**Task details:** Pictures stay out of the copy; restate everything else in the material exactly.
==== Given information
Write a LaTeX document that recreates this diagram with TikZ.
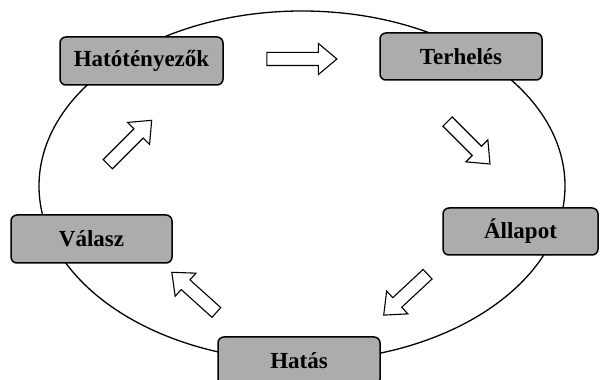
\documentclass[tikz,border=0pt]{standalone}
\usepackage{fontspec}
\setmainfont{Liberation Serif}
\usetikzlibrary{shapes.arrows}
\definecolor{boxgray}{RGB}{172,172,172}
\tikzset{
  stagebox/.style={draw=black, line width=1.5pt, fill=boxgray, rounded corners=6pt,
    minimum height=48pt, inner sep=0pt, font=\bfseries\fontsize{23}{25}\selectfont},
  flowarrow/.style={single arrow, draw=black, line width=1.1pt, fill=white,
    inner sep=6pt, single arrow head extend=9pt, single arrow tip angle=80,
    minimum height=60pt},
  ring/.style={draw=black, line width=1.3pt}
}
\begin{document}
\begin{tikzpicture}[x=1pt,y=1pt]
\useasboundingbox (0,0) rectangle (600,380);
\draw[ring] (302,194) ellipse [x radius=263, y radius=175];
\node[stagebox, minimum width=163pt] (hat) at (141.5,319) {Hatótényezők};
\node[stagebox, minimum width=162pt, minimum height=47pt] (ter) at (461,323.5) {Terhelés};
\node[stagebox, minimum width=155pt, minimum height=47pt] (all) at (520.5,148.5) {Állapot};
\node[stagebox, minimum width=162pt] (hts) at (299,19) {Hatás};
\node[stagebox, minimum width=161pt] (val) at (91.5,141) {Válasz};
\node[flowarrow, minimum height=70pt] (a1) at (298,321) {};
\node[flowarrow, rotate=-45] (a2) at (466,240) {};
\node[flowarrow, rotate=-137] (a3) at (408.5,88) {};
\node[flowarrow, rotate=138] (a4) at (197,85) {};
\node[flowarrow, minimum height=62pt, rotate=45] (a5) at (127,235) {};
\end{tikzpicture}
\end{document}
========
**Exercise result:**
Write a LaTeX document that recreates this diagram with TikZ.
\documentclass[tikz,border=0pt]{standalone}
\usepackage{fontspec}
\setmainfont{Liberation Serif}
\usetikzlibrary{shapes.arrows}
\definecolor{boxgray}{RGB}{172,172,172}
\tikzset{
  stagebox/.style={draw=black, line width=1.5pt, fill=boxgray, rounded corners=6pt,
    minimum height=48pt, inner sep=0pt, font=\bfseries\fontsize{23}{25}\selectfont},
  flowarrow/.style={single arrow, draw=black, line width=1.1pt, fill=white,
    inner sep=6pt, single arrow head extend=9pt, single arrow tip angle=80,
    minimum height=60pt},
  ring/.style={draw=black, line width=1.3pt}
}
\begin{document}
\begin{tikzpicture}[x=1pt,y=1pt]
\useasboundingbox (0,0) rectangle (600,380);
\draw[ring] (302,194) ellipse [x radius=263, y radius=175];
\node[stagebox, minimum width=163pt] (hat) at (141.5,319) {Hatótényezők};
\node[stagebox, minimum width=162pt, minimum height=47pt] (ter) at (461,323.5) {Terhelés};
\node[stagebox, minimum width=155pt, minimum height=47pt] (all) at (520.5,148.5) {Állapot};
\node[stagebox, minimum width=162pt] (hts) at (299,19) {Hatás};
\node[stagebox, minimum width=161pt] (val) at (91.5,141) {Válasz};
\node[flowarrow, minimum height=70pt] (a1) at (298,321) {};
\node[flowarrow, rotate=-45] (a2) at (466,240) {};
\node[flowarrow, rotate=-137] (a3) at (408.5,88) {};
\node[flowarrow, rotate=138] (a4) at (197,85) {};
\node[flowarrow, minimum height=62pt, rotate=45] (a5) at (127,235) {};
\end{tikzpicture}
\end{document}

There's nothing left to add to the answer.